Copy every line that contains the string "Recreate" from the entries below.

• [EXERCISE MATERIAL]
--- --- ---
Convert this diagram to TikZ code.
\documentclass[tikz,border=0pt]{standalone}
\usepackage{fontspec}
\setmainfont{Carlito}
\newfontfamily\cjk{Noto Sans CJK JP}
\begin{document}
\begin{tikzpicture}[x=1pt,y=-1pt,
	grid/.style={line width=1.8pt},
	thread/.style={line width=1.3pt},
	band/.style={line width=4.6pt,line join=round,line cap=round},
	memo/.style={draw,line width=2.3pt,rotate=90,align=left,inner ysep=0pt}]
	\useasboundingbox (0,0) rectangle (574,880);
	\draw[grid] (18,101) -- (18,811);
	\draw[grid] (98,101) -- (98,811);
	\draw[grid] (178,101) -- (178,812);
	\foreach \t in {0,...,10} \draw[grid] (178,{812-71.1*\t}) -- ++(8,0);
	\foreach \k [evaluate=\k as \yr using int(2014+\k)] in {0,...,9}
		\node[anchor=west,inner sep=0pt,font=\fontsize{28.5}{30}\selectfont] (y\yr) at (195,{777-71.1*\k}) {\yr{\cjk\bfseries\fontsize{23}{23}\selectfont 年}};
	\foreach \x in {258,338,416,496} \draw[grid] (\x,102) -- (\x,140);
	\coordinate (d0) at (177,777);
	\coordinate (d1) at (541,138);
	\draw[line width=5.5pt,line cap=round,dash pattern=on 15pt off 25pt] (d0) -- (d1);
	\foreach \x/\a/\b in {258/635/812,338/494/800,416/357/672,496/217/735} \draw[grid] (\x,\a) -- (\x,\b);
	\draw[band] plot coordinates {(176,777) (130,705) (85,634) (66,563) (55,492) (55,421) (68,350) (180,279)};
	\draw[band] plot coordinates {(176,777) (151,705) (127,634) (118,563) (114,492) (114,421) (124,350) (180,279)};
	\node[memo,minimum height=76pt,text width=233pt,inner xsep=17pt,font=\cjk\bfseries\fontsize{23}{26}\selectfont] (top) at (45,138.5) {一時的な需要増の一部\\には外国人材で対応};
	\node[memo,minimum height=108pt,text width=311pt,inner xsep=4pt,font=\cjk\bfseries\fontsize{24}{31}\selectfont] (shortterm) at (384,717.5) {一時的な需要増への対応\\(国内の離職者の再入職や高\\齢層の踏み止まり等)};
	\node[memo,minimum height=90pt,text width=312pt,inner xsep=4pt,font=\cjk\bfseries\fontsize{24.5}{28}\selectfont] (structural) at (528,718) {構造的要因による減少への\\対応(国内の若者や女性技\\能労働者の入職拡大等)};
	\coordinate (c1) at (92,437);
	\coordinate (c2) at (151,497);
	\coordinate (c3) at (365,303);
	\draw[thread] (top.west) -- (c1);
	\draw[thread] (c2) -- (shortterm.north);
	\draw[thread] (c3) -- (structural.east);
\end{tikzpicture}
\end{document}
--- --- ---
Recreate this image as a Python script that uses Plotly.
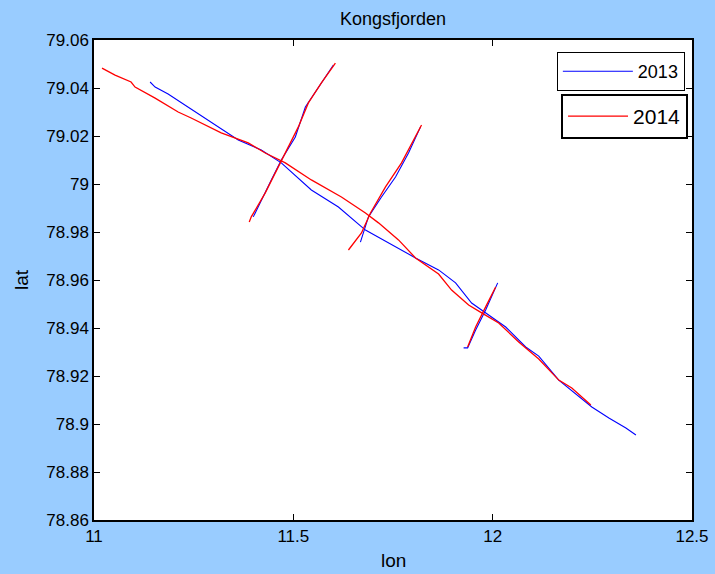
--- --- ---
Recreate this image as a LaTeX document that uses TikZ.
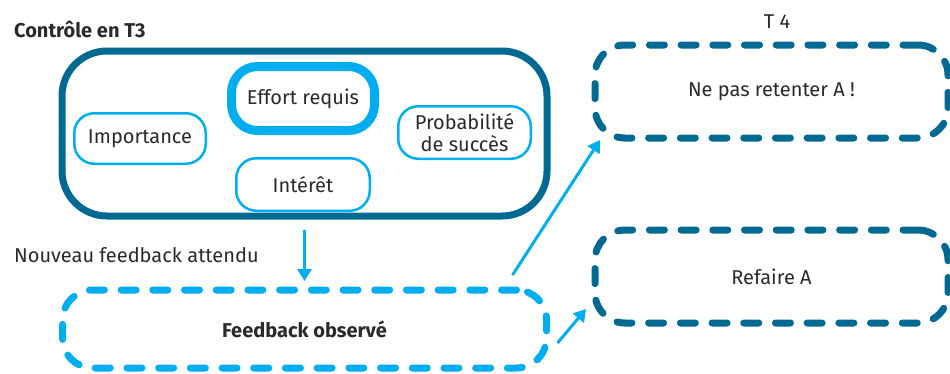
--- --- ---
• [FULL SOLUTION]
Recreate this image as a Python script that uses Plotly.
Recreate this image as a LaTeX document that uses TikZ.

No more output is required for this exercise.